# $10 Payment for Competitor Pay Statements



## Ridesharedriver99 (Nov 1, 2015)

Uber wants to Pay $10 per Competitor Pay Statement (Max 4) for ridesharing services like
Lyft, Sidecar, etc

Is this safe or used against current drivers doing multiple services to later deactivate them?


----------



## nordway (May 11, 2015)

how can we be sure?
i guess we all will know by the 1-st of January either that was form of self-report with following deactivation or just extra money Uber is willing to share with "not so loyal" drivers

noone here can tell, only speculate


----------



## glados (May 23, 2015)

rioriorio said:


> Uber wants to Pay $10 per Competitor Pay Statement (Max 4) for ridesharing services like
> Lyft, Sidecar, etc
> 
> Is this safe or used against current drivers doing multiple services to later deactivate them?


No. Uber is doing this for market research purposes only. Submitting pay statements will not even affect or mark your account in any way (other than being credited with the $10).


----------



## Aztek98 (Jul 23, 2015)

Market research only.


Lol. Right


----------



## Jeff22 (Nov 29, 2015)

Don't give them S#$%


----------



## Davetripd (Dec 14, 2015)

Unless you're fine losing Uber driving privilege I wouldn't do it. Even if you're not deactivated right away I'm sure it will be filed away somewhere.


----------



## Ridesharedriver99 (Nov 1, 2015)

Have you done this before glados ?


----------



## glados (May 23, 2015)

rioriorio said:


> Have you done this before glados ?


pm'd.


----------



## chi1cabby (May 28, 2014)

rioriorio said:


> Have you done this beforeglados ?





glados said:


> pm'd


glados most likely is Uber staff, or has self appointed himself as an Uber Rep on the Forum.


----------



## Ridesharedriver99 (Nov 1, 2015)

as long as we get useful information, im happy


----------



## Jack Marrero (Oct 24, 2015)

Uber can keep it's $10.


----------



## Bob Reynolds (Dec 20, 2014)

Don't do it. Not worth it.


----------



## Ubernomics (Nov 11, 2015)

glados said:


> No. Uber is doing this for market research purposes only. Submitting pay statements will not even affect or mark your account in any way (other than being credited with the $10).
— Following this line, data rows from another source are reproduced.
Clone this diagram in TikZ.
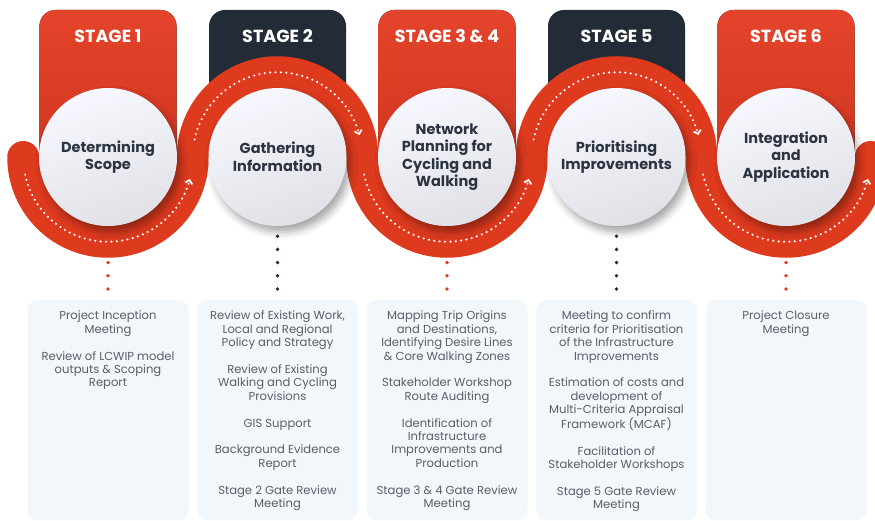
\documentclass[tikz,border=0pt]{standalone}
\usepackage{fontspec}
\setmainfont{Poppins}
\usetikzlibrary{arrows.meta,shadows.blur,backgrounds}

\definecolor{stagered}{HTML}{E23A20}
\definecolor{stagedark}{HTML}{232B36}
\definecolor{ribbonred}{HTML}{DE3A1E}
\definecolor{inktext}{HTML}{2B3440}
\definecolor{bodytext}{HTML}{5A5F66}
\definecolor{boxfill}{HTML}{F2F7FC}

\newcommand{\itemgap}{\\[13.4pt]}

\begin{document}
\begin{tikzpicture}[x=1pt, y=-1pt,
  tabred/.style = {rounded corners=16pt, top color=stagered!95!white, bottom color=stagered!92!black},
  tabdark/.style = {rounded corners=16pt, fill=stagedark},
  tablabel/.style = {text=white, font=\bfseries\fontsize{17.5}{20}\selectfont},
  stagecircle/.style = {circle, minimum size=138pt, inner sep=0pt, align=center,
    top color=white!97!blue, bottom color=blue!20!black!12, shading angle=20,
    text=inktext, font=\bfseries\fontsize{14.5}{17.5}\selectfont,
    blur shadow={shadow xshift=4pt, shadow yshift=-6pt, shadow blur radius=7pt, shadow opacity=35}},
  ribbonline/.style = {ribbonred, line width=32pt, line cap=round},
  ribbondots/.style = {white, line width=2.4pt, line cap=round, dash pattern=on 0pt off 5.4pt,
    -{Straight Barb[length=3.5pt, width=7.5pt, line width=1.7pt]}},
  infobox/.style = {rectangle, rounded corners=10pt, fill=boxfill, minimum width=161pt, minimum height=220pt},
  infotext/.style = {anchor=north, align=center, inner sep=0pt, text=bodytext, font=\fontsize{11.6}{13.4}\selectfont},
  linkdots/.style = {line width=3.8pt, line cap=round, dash pattern=on 0pt off 13.2pt,
    shorten <=10pt, shorten >=10pt}]

  \useasboundingbox (0,0) rectangle (875,521);

  % stage tabs
  \fill[tabred]  (39.5,10) rectangle (176.5,175);
  \fill[tabdark] (209,10) rectangle (346,150);
  \fill[tabred]  (378.5,10) rectangle (515.5,175);
  \fill[tabdark] (548,10) rectangle (685,150);
  \fill[tabred]  (717.5,10) rectangle (854.5,175);

  \node[tablabel] (s1) at (108,36) {STAGE 1};
  \node[tablabel] (s2) at (277.5,36) {STAGE 2};
  \node[tablabel] (s3) at (447,36) {STAGE 3 \& 4};
  \node[tablabel] (s5) at (616.5,36) {STAGE 5};
  \node[tablabel] (s6) at (786,36) {STAGE 6};

  % the red ribbon
  \draw[ribbonline] (23.25,157)
    arc[start angle=180, end angle=0, radius=84.75]
    arc[start angle=180, end angle=360, radius=84.75]
    arc[start angle=180, end angle=0, radius=84.75]
    arc[start angle=180, end angle=360, radius=84.75]
    arc[start angle=180, end angle=0, radius=84.75];

  % stage circles
  \node[stagecircle] (c1) at (108,157) {Determining\\Scope};
  \node[stagecircle] (c2) at (277.5,157) {Gathering\\Information};
  \node[stagecircle] (c3) at (447,157) {Network\\Planning for\\Cycling and\\Walking};
  \node[stagecircle] (c5) at (616.5,157) {Prioritising\\Improvements};
  \node[stagecircle] (c6) at (786,157) {Integration\\and\\Application};

  % dotted arrows on the ribbon
  \draw[ribbondots] ([shift={(168:84.75)}]c1.center) arc[start angle=168, end angle=15, radius=84.75];
  \draw[ribbondots] ([shift={(192:84.75)}]c2.center) arc[start angle=192, end angle=345, radius=84.75];
  \draw[ribbondots] ([shift={(168:84.75)}]c3.center) arc[start angle=168, end angle=15, radius=84.75];
  \draw[ribbondots] ([shift={(192:84.75)}]c5.center) arc[start angle=192, end angle=345, radius=84.75];
  \draw[ribbondots] ([shift={(168:84.75)}]c6.center) arc[start angle=168, end angle=15, radius=84.75];

  % task boxes
  \node[infobox] (b1) at (108,410) {};
  \node[infobox] (b2) at (277.5,410) {};
  \node[infobox] (b3) at (447,410) {};
  \node[infobox] (b5) at (616.5,410) {};
  \node[infobox] (b6) at (786,410) {};

  \node[infotext] (t1) at ([yshift=-11pt]b1.north) {Project Inception\\Meeting\itemgap
    Review of LCWIP model\\outputs \& Scoping\\Report};
  \node[infotext] (t2) at ([yshift=-11pt]b2.north) {Review of Existing Work,\\Local and Regional\\Policy and Strategy\itemgap
    Review of Existing\\Walking and Cycling\\Provisions\itemgap
    GIS Support\itemgap
    Background Evidence\\Report\itemgap
    Stage 2 Gate Review\\Meeting};
  \node[infotext] (t3) at ([yshift=-11pt]b3.north) {Mapping Trip Origins\\and Destinations,\\Identifying Desire Lines\\\& Core Walking Zones\itemgap
    Stakeholder Workshop\\Route Auditing\itemgap
    Identification of\\Infrastructure\\Improvements and\\Production\itemgap
    Stage 3 \& 4 Gate Review\\Meeting};
  \node[infotext] (t5) at ([yshift=-11pt]b5.north) {Meeting to confirm\\criteria for Prioritisation\\of the Infrastructure\\Improvements\itemgap
    Estimation of costs and\\development of\\Multi-Criteria Appraisal\\Framework (MCAF)\itemgap
    Facilitation of\\Stakeholder Workshops\itemgap
    Stage 5 Gate Review\\Meeting};
  \node[infotext] (t6) at ([yshift=-11pt]b6.north) {Project Closure\\Meeting};

  % links from circles to boxes
  \begin{scope}[on background layer]
    \draw[linkdots, stagered]  (c1.south) -- (b1.north);
    \draw[linkdots, stagedark] (c2.south) -- (b2.north);
    \draw[linkdots, stagered]  (c3.south) -- (b3.north);
    \draw[linkdots, stagedark] (c5.south) -- (b5.north);
    \draw[linkdots, stagered]  (c6.south) -- (b6.north);
  \end{scope}
\end{tikzpicture}
\end{document}
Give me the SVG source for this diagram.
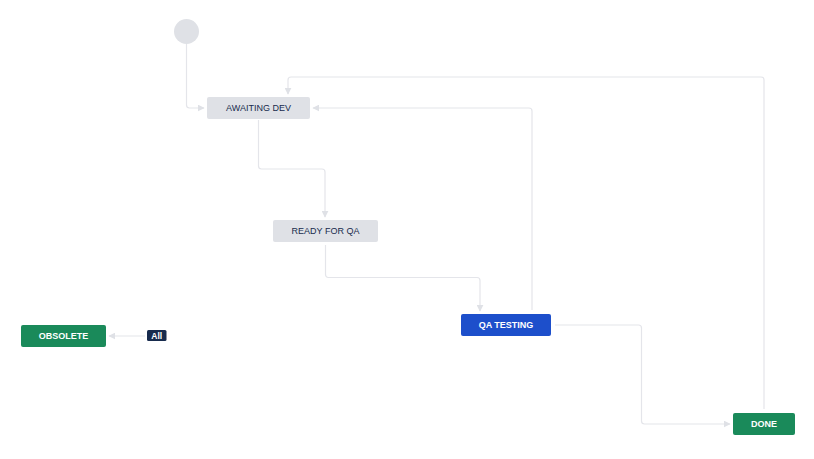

Don't give it to them, they use it to make our fare cheaper than the competition.


----------



## Jeff22 (Nov 29, 2015)

there feeling the heat from LYFT


----------



## CIncinnatiDriver (Dec 17, 2015)

Unsavory. Cutthroat. Would you trust a company that asks for this ? 
I do not.


----------



## bobby747 (Dec 29, 2015)

i am going to send them in after i call my ins. co. to ask am i covered in a uber or lyft accident ...really. $10 to help them find a better way to screw you(us) wasted post imo


----------